Query by Sequence Number
Every operation has a sequence number. Query at any point:
-- Get current sequence
SELECT MAX(__sequence) FROM products;
-- Query as of sequence 2 (after first 2 inserts)
SELECT * FROM products FOR SYSTEM_TIME AS OF @SEQ:2;
Query by Timestamp
-- See data as it was at 10:07 (only 2 products existed)
SELECT * FROM products FOR SYSTEM_TIME AS OF '2025-10-25 10:07:00';
Track Changes Over Time
-- Insert an update
UPDATE products SET price = 899.99 WHERE id = 'p1';
-- Query before the update
SELECT * FROM products FOR SYSTEM_TIME AS OF @SEQ:3;
-- Query after the update
SELECT * FROM products;
Using Transactions
BEGIN TRANSACTION;
INSERT INTO products VALUES ('p4', 'Monitor', 299.99, '2025-10-25 11:00:00');
UPDATE products SET price = price * 0.9 WHERE id = 'p4'; -- 10% discount
COMMIT;
Creating Indexes
Speed up your queries with indexes:
-- Create an index (with or without an explicit name)

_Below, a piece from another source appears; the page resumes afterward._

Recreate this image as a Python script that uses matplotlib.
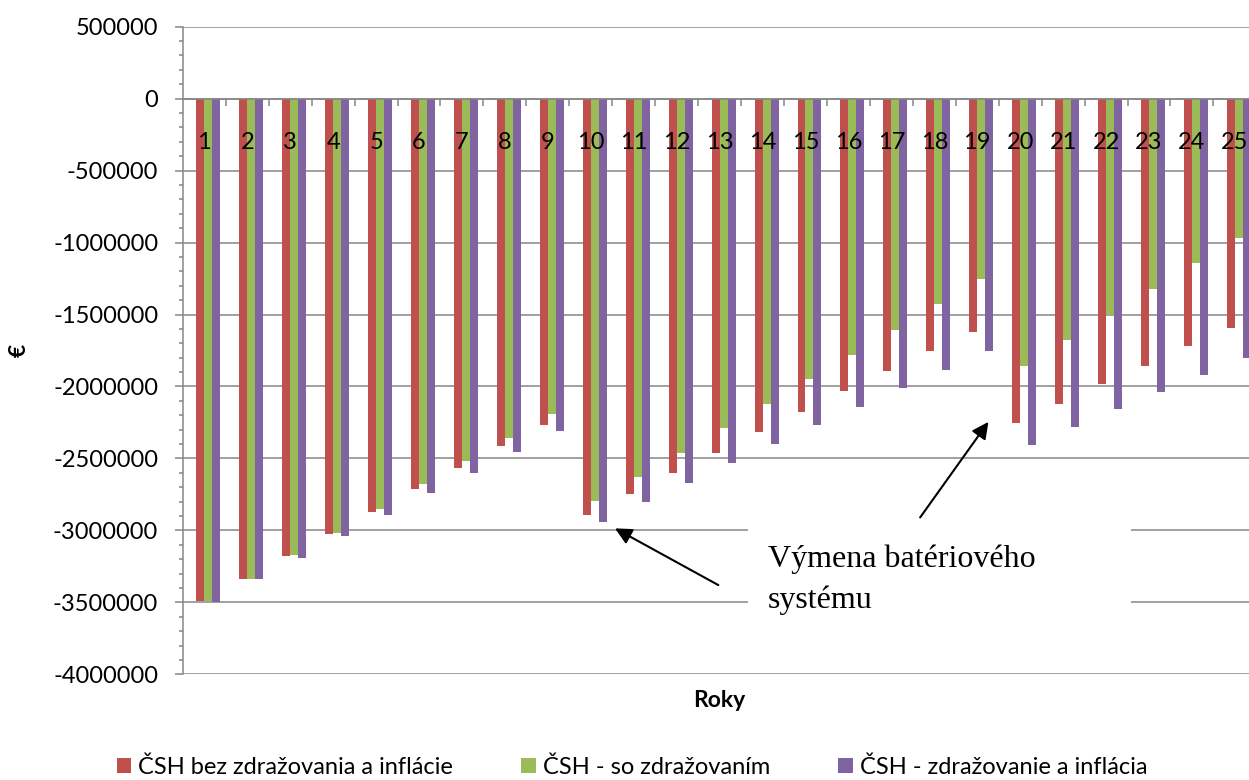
import numpy as np
import matplotlib
matplotlib.use('Agg')
from matplotlib import pyplot as plt
from matplotlib.patches import Rectangle
from matplotlib.ticker import MultipleLocator, FixedLocator, FixedFormatter, NullFormatter, FuncFormatter

roky = list(range(1, 26))

# hodnoty odcitane z grafu (EUR)
bez_zdrazovania = [-3490000, -3335000, -3180000, -3025000, -2870000, -2715000, -2565000, -2415000, -2270000,
                   -2895000, -2745000, -2600000, -2460000, -2315000, -2175000, -2030000, -1895000, -1755000,
                   -1620000, -2255000, -2120000, -1985000, -1855000, -1720000, -1595000]
so_zdrazovanim = [-3490000, -3335000, -3170000, -3015000, -2850000, -2680000, -2520000, -2355000, -2190000,
                  -2795000, -2630000, -2460000, -2290000, -2125000, -1950000, -1780000, -1605000, -1430000,
                  -1255000, -1855000, -1680000, -1505000, -1325000, -1145000, -965000]
zdrazovanie_inflacia = [-3495000, -3340000, -3190000, -3040000, -2890000, -2740000, -2600000, -2455000, -2310000,
                        -2945000, -2805000, -2670000, -2535000, -2400000, -2265000, -2140000, -2010000, -1885000,
                        -1755000, -2405000, -2280000, -2160000, -2040000, -1920000, -1805000]

nazvy = ['ČSH bez zdražovania a inflácie', 'ČSH - so zdražovaním', 'ČSH - zdražovanie a inflácia']
farby = ['#C0504D', '#9BBB59', '#8064A2']
seda = '#868686'

plt.rcParams['font.family'] = ['Lato', 'DejaVu Sans']
plt.rcParams['axes.unicode_minus'] = False

fig = plt.figure(figsize=(12.49, 7.8), dpi=100)
ax = fig.add_axes([0.1464, 0.1355, 0.8595, 0.8303])   # prava strana presahuje obrazok

x = np.array(roky)
w = 0.186
posun = 0.093
for i, (hodnoty, nazov, farba) in enumerate(zip([bez_zdrazovania, so_zdrazovanim, zdrazovanie_inflacia], nazvy, farby)):
    ax.bar(x + posun + (i - 1) * w, hodnoty, w, color=farba, label=nazov, zorder=2)

ax.set_xlim(0.5, 25.5)
ax.set_ylim(-4000000, 500000)
ax.yaxis.set_major_locator(MultipleLocator(500000))
ax.yaxis.set_minor_locator(MultipleLocator(100000))
ax.yaxis.set_major_formatter(FuncFormatter(lambda v, p: '%d' % v))
ax.grid(axis='y', which='major', color=seda, lw=1.1)
ax.set_axisbelow(True)
ax.xaxis.set_zorder(3)   # cisla rokov nad stlpcami

for s in ['top', 'right']:
    ax.spines[s].set_visible(False)
ax.spines['left'].set_color(seda)
ax.spines['left'].set_linewidth(1.1)
ax.spines['bottom'].set_position(('data', 0))
ax.spines['bottom'].set_color(seda)
ax.spines['bottom'].set_linewidth(1.1)

ax.xaxis.set_major_locator(FixedLocator(x + 0.5))
ax.xaxis.set_major_formatter(NullFormatter())
ax.xaxis.set_minor_locator(FixedLocator(x))
ax.xaxis.set_minor_formatter(FixedFormatter([str(r) for r in roky]))
ax.tick_params(axis='x', which='major', length=4.8, width=1.1, color=seda, direction='out')
ax.tick_params(axis='x', which='minor', length=0, pad=24, labelsize=17)
ax.tick_params(axis='y', which='major', length=5.8, width=1.1, color=seda, pad=12, labelsize=17)
ax.tick_params(axis='y', which='minor', length=2.9, width=1.1, color=seda)

ax.set_xlabel('Roky', fontsize=16.5, fontweight='bold')
ax.xaxis.set_label_coords(0.5, -0.024)
ax.set_ylabel('€', fontsize=16.5, fontweight='bold')
ax.yaxis.set_label_coords(-0.1423, 0.5)

# popis s bielym pozadim
ax.add_patch(Rectangle((13.66, -3762000), 8.92, 834000, facecolor='white', edgecolor='none', zorder=1))
ax.text(14.13, -3100000, 'Výmena batériového\nsystému', family=['Liberation Serif', 'DejaVu Serif'],
        fontsize=23, va='top', ha='left', linespacing=1.5, zorder=3)

sipka = dict(arrowstyle='-|>,head_length=0.5,head_width=0.25', color='black', lw=1.5,
             mutation_scale=20, shrinkA=0, shrinkB=0)
ax.annotate('', xy=(10.565, -2986000), xytext=(12.97, -3380000), arrowprops=sipka, zorder=4)
ax.annotate('', xy=(19.26, -2246000), xytext=(17.67, -2910000), arrowprops=sipka, zorder=4)

fig.legend(loc='center', bbox_to_anchor=(632 / 1249, 1 - 767 / 780), ncol=3, frameon=False, fontsize=17,
           handlelength=0.6, handleheight=0.6, handletextpad=0.3, columnspacing=2.9)

fig.savefig('out.png', dpi=100)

CREATE INDEX ON products (price);
CREATE INDEX idx_price ON products (price); -- named form
-- Queries using price will now be faster
SELECT * FROM products WHERE price > 50;
Using the Rust Client
use driftdb::client::Client; #[tokio::main] async fn main() -> Result<(), Box<dyn std::error::Error>> { // Connect to DriftDB let client = Client::connect("localhost:5432").await?; // Execute a query let products = client.query("SELECT * FROM products WHERE price < ?", &[&100.0]).await?; for row in products { println!("Product: {} - ${}", row.get::<String>("name"), row.get::<f64>("price")); } Ok(()) }
Common Operations
Delete (Preserves History)
-- Delete a row (data still preserved in audit log)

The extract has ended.